Durante l'estate ho ricevuto la lettera di una studentessa universitaria che passa da sempre le vacanze nel paese della nonna, Bonefro. Mi scriveva della tristezza che le nasceva a vedere i cittadini vivere ancora nelle casette di legno. La tristezza, il rammarico, la denuncia di quella ragazza appartengono anche a noi. Nessuno avrebbe voluto casette di legno ancora abitate. Entro il 2018, è un impegno di tutti, termineremo la ricostruzione.

Come fatto già per San Giuliano. Lì è partita la più grande, importante, toccante battaglia sociale che l'Italia non poteva più rinviare: la sicurezza delle scuole e degli edifici pubblici. Da San Giuliano abbiamo iniziato a ricostruire un sistema che sapeva di colpevolezza e vergogna. Perché come ci diciamo dal 2002 non è di un Paese civile consentire l'utilizzo di strutture non a norma sul piano sismico. La struttura di San Giuliano però non sia solo un emblema. Il ridisegno che stiamo tracciando la deve vedere centro di incontro, raccordo e crescita di tante altre comunità vicine. Insieme possiamo farlo. 

Ieri abbiamo firmato l'accordo di programma quadro che completa il trasferimento dell'anticipazione di 12 milioni di euro al Comune di San Puglia per il risarcimento dei danni patrimoniali e non patrimoniali riconosciuti alle parti civili, a seguito del crollo della scuola Jovine. Ci siamo chiesti se la coincidenza delle date, la firma dell'apq e la vigilia di un anniversario di morte, potesse suonare in qualche maniera stonata per inopportunità o mancato rispetto.

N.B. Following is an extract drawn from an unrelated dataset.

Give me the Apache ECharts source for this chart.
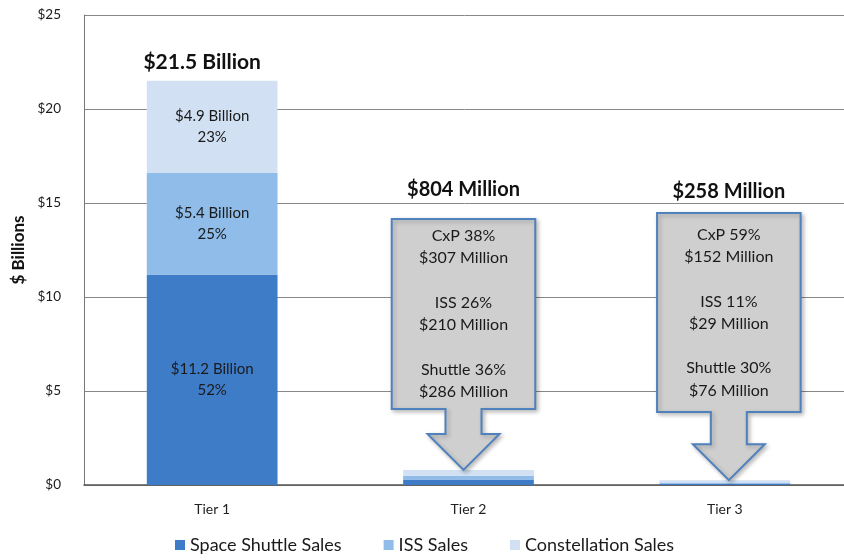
<!DOCTYPE html>
<html>
<head>
<meta charset="utf-8">
<script src="https://cdn.jsdelivr.net/npm/echarts@6/dist/echarts.min.js"></script>
<style>
  html, body { margin: 0; padding: 0; background: #fff; }
  #chart { width: 844px; height: 560px; }
</style>
</head>
<body>
<div id="chart"></div>
<script>
// sales by tier, $ billions
const categories = ['Tier 1', 'Tier 2', 'Tier 3']
const shuttleSales = [11.2, 0.286, 0.076]
const issSales = [5.4, 0.210, 0.029]
const cxpSales = [4.9, 0.307, 0.152]
const yTicks = [0, 5, 10, 15, 20, 25]

// text shown on the chart
const totalLabels = ['$21.5 Billion', '$804 Million', '$258 Million']
const shuttleLabels = ['$11.2 Billion\n52%', '', '']
const issLabels = ['$5.4 Billion\n25%', '', '']
const cxpLabels = ['$4.9 Billion\n23%', '', '']
const calloutLines = [
  null,
  ['CxP 38%', '$307 Million', '', 'ISS 26%', '$210 Million', '', 'Shuttle 36%', '$286 Million'],
  ['CxP 59%', '$152 Million', '', 'ISS 11%', '$29 Million', '', 'Shuttle 30%', '$76 Million']
]

// callout layout in axis units: box top, box bottom, title
const calloutBox = [null, [14.15, 4.04, 15.69], [14.47, 3.88, 15.59]]

const FONT = 'Lato, "Open Sans", sans-serif'
const totals = categories.map((c, i) => shuttleSales[i] + issSales[i] + cxpSales[i])

function renderCallout(params, api) {
  const i = api.value(0)
  const band = api.size([1, 0])[0]
  const top = api.coord([i, api.value(1)])
  const children = []
  const box = calloutBox[i]
  if (!box) {
    children.push({
      type: 'text',
      style: {
        x: top[0] - 10, y: top[1] - 19,
        text: totalLabels[i], fill: '#111', font: 'bold 21px ' + FONT,
        align: 'center', verticalAlign: 'middle'
      }
    })
    return { type: 'group', children: children }
  }
  const cx = top[0] + (i === 1 ? -5 : 4)
  const bt = api.coord([i, box[0]])[1]
  const bb = api.coord([i, box[1]])[1]
  const ty = api.coord([i, box[2]])[1]
  const tipY = top[1]
  const headY = tipY - 36
  const half = band * 0.28
  const shaft = 18
  const head = 36
  children.push({
    type: 'polygon',
    shape: {
      points: [
        [cx - half, bt], [cx + half, bt], [cx + half, bb],
        [cx + shaft, bb], [cx + shaft, headY], [cx + head, headY],
        [cx, tipY], [cx - head, headY], [cx - shaft, headY],
        [cx - shaft, bb], [cx - half, bb]
      ]
    },
    style: {
      fill: '#cfcfcf', stroke: '#4f81bd', lineWidth: 2,
      shadowBlur: 4, shadowOffsetX: 2, shadowOffsetY: 2, shadowColor: 'rgba(0,0,0,0.25)'
    }
  })
  children.push({
    type: 'text',
    style: {
      x: cx, y: (bt + bb) / 2,
      text: calloutLines[i].join('\n'), fill: '#1a1a1a', font: '16px ' + FONT,
      lineHeight: 22.3, align: 'center', verticalAlign: 'middle'
    }
  })
  children.push({
    type: 'text',
    style: {
      x: cx, y: ty,
      text: totalLabels[i], fill: '#111', font: 'bold 20px ' + FONT,
      align: 'center', verticalAlign: 'middle'
    }
  })
  return { type: 'group', children: children }
}

function segLabel(labels) {
  return {
    show: true,
    position: 'inside',
    color: '#1a1a1a',
    fontFamily: FONT,
    fontSize: 15,
    lineHeight: 21,
    formatter: p => labels[p.dataIndex]
  }
}

const chart = echarts.init(document.getElementById('chart'))
chart.setOption({
  backgroundColor: '#fff',
  animation: false,
  grid: { left: 84, width: 769, top: 15, bottom: 75, outerBoundsMode: 'none' },
  legend: {
    data: ['Space Shuttle Sales', 'ISS Sales', 'Constellation Sales'],
    bottom: 1,
    left: 170,
    itemWidth: 10,
    itemHeight: 10,
    itemGap: 42,
    icon: 'rect',
    textStyle: { fontFamily: FONT, fontSize: 18, color: '#1a1a1a' }
  },
  xAxis: {
    type: 'category',
    data: categories,
    axisTick: { show: false },
    axisLine: { lineStyle: { color: '#555', width: 1.5 } },
    axisLabel: { fontFamily: FONT, fontSize: 14, color: '#222', margin: 17 }
  },
  yAxis: {
    type: 'value',
    min: yTicks[0],
    max: yTicks[yTicks.length - 1],
    interval: 5,
    name: '$ Billions',
    nameLocation: 'middle',
    nameGap: 46,
    nameTextStyle: { fontFamily: FONT, fontSize: 17, fontWeight: 'bold', color: '#111' },
    axisLine: { show: true, lineStyle: { color: '#777' } },
    axisTick: { show: false },
    axisLabel: { fontFamily: FONT, fontSize: 13.5, color: '#1a1a1a', margin: 23, formatter: v => '$' + v },
    splitLine: { lineStyle: { color: '#888', width: 1 } }
  },
  series: [
    {
      name: 'Space Shuttle Sales',
      type: 'bar',
      stack: 'sales',
      barWidth: '51%',
      data: shuttleSales,
      itemStyle: { color: '#3f7cc8' },
      label: segLabel(shuttleLabels)
    },
    {
      name: 'ISS Sales',
      type: 'bar',
      stack: 'sales',
      data: issSales,
      itemStyle: { color: '#8fbce8' },
      label: segLabel(issLabels)
    },
    {
      name: 'Constellation Sales',
      type: 'bar',
      stack: 'sales',
      data: cxpSales,
      itemStyle: { color: '#d1e1f3' },
      label: segLabel(cxpLabels)
    },
    {
      name: 'callouts',
      type: 'custom',
      z: 10,
      silent: true,
      renderItem: renderCallout,
      data: totals.map((t, i) => [i, t])
    }
  ]
})
</script>
</body>
</html>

È un fatto che è accaduto e che per noi può testimoniare la vicinanza dello Stato e delle Istituzioni nei confronti dei cittadini. Ho scelto di chiamarlo atto dovuto, mai consolatorio, solo dovuto al ricordo di chi non è diventato grande in mezzo a noi: Luca, Morena, Valentina, Raffaele, Paolo, Antonella, Maria, Michela, Valentina, Giovanna, Martina, Giovanna, Maria, Luigi, Maria Celeste, Sergio, Antonio, Luigi, Gianni, Antonio, Gianmaria, Luca, Melissa, Lorenzo, Giovanna, Costanza, Domenico, Umberto e la maestra Carmela."